Ich hab einen solchen Code-Schnipsel bei einem Kollegen gesehen, der ist leider nicht mehr da, also kann ich ihn nicht fragen.......und dazu hab ich auch sonst nichts gefunden....

Danke für die Erleuchtung!


----------



## Leroy42 (5. Okt 2006)

Das bedeutet, daß die Methode blub mit Instanzen jeder Klasse,
die Foo implementiert (also eine Methode bar bereitstellt), aufgerufen werden kann.
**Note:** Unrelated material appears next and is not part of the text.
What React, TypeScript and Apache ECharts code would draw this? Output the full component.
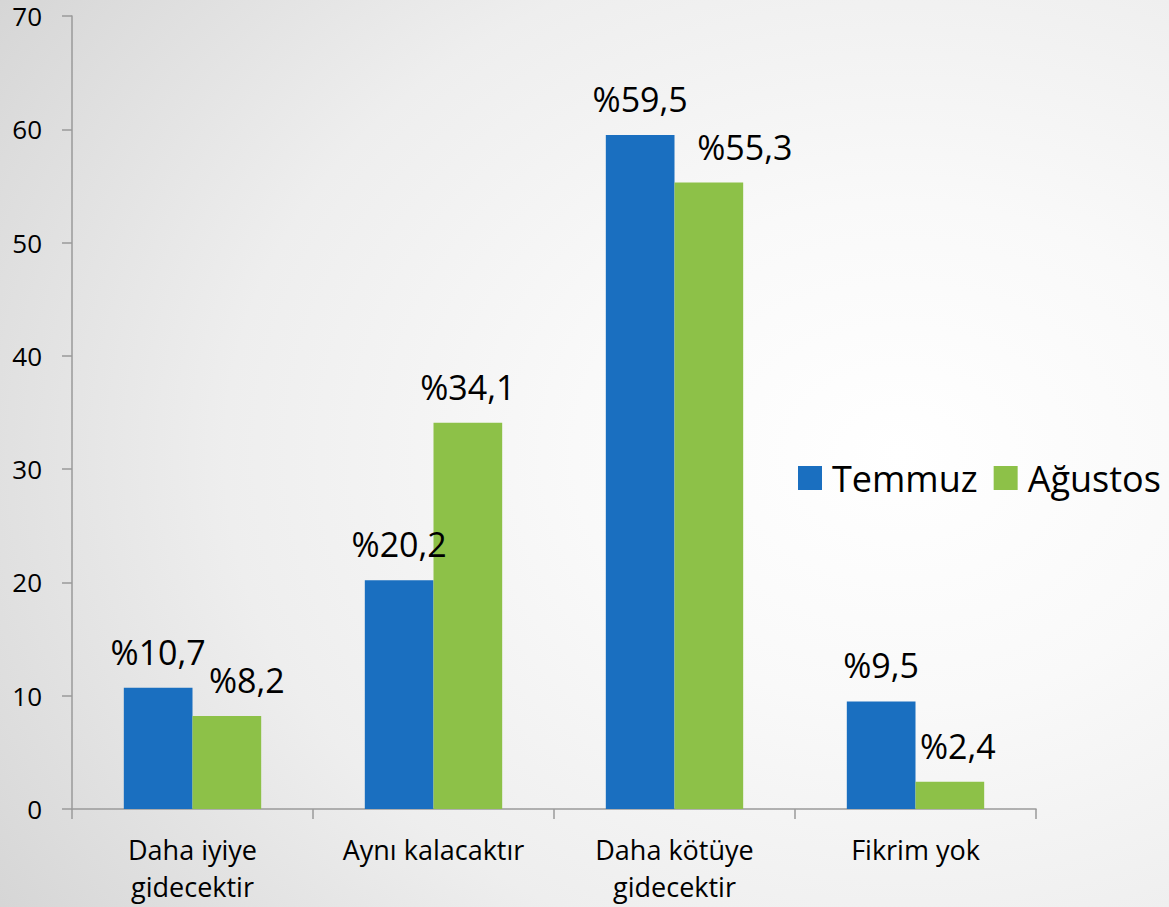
import React, { useEffect, useRef } from "react";
import * as echarts from "echarts";

const categories = ["Daha iyiye\ngidecektir", "Aynı kalacaktır", "Daha kötüye\ngidecektir", "Fikrim yok"];
const temmuz = [10.7, 20.2, 59.5, 9.5];
const agustos = [8.2, 34.1, 55.3, 2.4];
const seriesNames = ["Temmuz", "Ağustos"];
// horizontal nudges of value labels (to avoid overlap, as in the original)
const temmuzLabelShift = [0, 0, 0, 0];
const agustosLabelShift = [20, 0, 36, 8];

const FONT = "'Open Sans', 'Noto Sans', sans-serif";

export default function App() {
  const ref = useRef<HTMLDivElement>(null);
  useEffect(() => {
    if (!ref.current) return;
    const chart = echarts.init(ref.current, null, { renderer: "svg" });
    const fmt = (p: any) => "%" + String(p.value).replace(".", ",");
    const labelBase = { show: true, position: "top", distance: 19, formatter: fmt, fontSize: 34, color: "#000", fontFamily: FONT };
    const build = (vals: number[], shifts: number[]) =>
      vals.map((v, i) => ({ value: v, label: { offset: [shifts[i], 0] } }));
    chart.setOption({
      animation: false,
      backgroundColor: new echarts.graphic.RadialGradient(0.77, 0.5, 1.11, [
        { offset: 0, color: "#ffffff" },
        { offset: 0.25, color: "#f9f9f9" },
        { offset: 0.52, color: "#eeeeee" },
        { offset: 0.75, color: "#dcdcdc" },
        { offset: 1, color: "#c8c8c8" },
      ]),
      textStyle: { fontFamily: FONT },
      grid: { left: 72, right: 133, top: 16, bottom: 98, containLabel: false },
      legend: {
        data: seriesNames,
        left: 793,
        top: 455,
        width: 420,
        orient: "horizontal",
        itemWidth: 24,
        itemHeight: 24,
        itemGap: 16,
        icon: "rect",
        textStyle: { fontSize: 36, color: "#000", fontFamily: FONT, padding: [0, 0, 0, 5] },
      },
      xAxis: {
        type: "category",
        data: categories,
        axisLine: { lineStyle: { color: "#9a9a9a", width: 1.5 } },
        axisTick: { show: true, length: 10, interval: 0, lineStyle: { color: "#9a9a9a", width: 1.5 } },
        axisLabel: { interval: 0, fontSize: 27, color: "#000", margin: 22, lineHeight: 37, fontFamily: FONT },
      },
      yAxis: {
        type: "value",
        min: 0,
        max: 70,
        interval: 10,
        splitLine: { show: false },
        axisLine: { show: true, lineStyle: { color: "#9a9a9a", width: 1.5 } },
        axisTick: { show: true, length: 10, lineStyle: { color: "#9a9a9a", width: 1.5 } },
        axisLabel: { fontSize: 26, lineHeight: 26, color: "#000", margin: 30, fontFamily: FONT },
      },
      series: [
        {
          name: seriesNames[0],
          type: "bar",
          data: build(temmuz, temmuzLabelShift),
          barCategoryGap: "43%",
          barGap: "0%",
          itemStyle: { color: "#1A6FC0" },
          label: labelBase,
        },
        {
          name: seriesNames[1],
          type: "bar",
          data: build(agustos, agustosLabelShift),
          barCategoryGap: "43%",
          barGap: "0%",
          itemStyle: { color: "#8DC148" },
          label: labelBase,
        },
      ],
    });
    return () => chart.dispose();
  }, []);
  return <div ref={ref} style={{ position: "absolute", left: 0, top: 0, width: 1169, height: 907 }} />;
}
Aus Sicht der Methode blub wird eine beliebige, Foo implementierende, Klasse
ausschließlich auf die Eigenschaft reduziert, daß sie Foo zur Verfügung stellt;
also auf den Parameter foo darf innerhalb der Methode blub ausschließlich
die Methode bar angewendet werden.

 :autsch: 

Also nach dieser Erklärung muß ich jetzt wirklich mal hierhin...


----------



## SlaterB (5. Okt 2006)

das bewirkt, dass blub mit dem übergebenen Objekt foo arbeiten kann,
nämlich alle Operationen aufrufen kann, die im Interface Foo definiert sind,

unabhängig davon, um welche der 7500 Klassen, die dieses Interface implementieren, es sich handelt


----------



## jollyroger (5. Okt 2006)

ok, 

danke für die Antwort!


----------



## EOB (5. Okt 2006)

man spricht auch von 'richtung interface implementieren'...macht den code sehr flexibel. 

gruesse


----------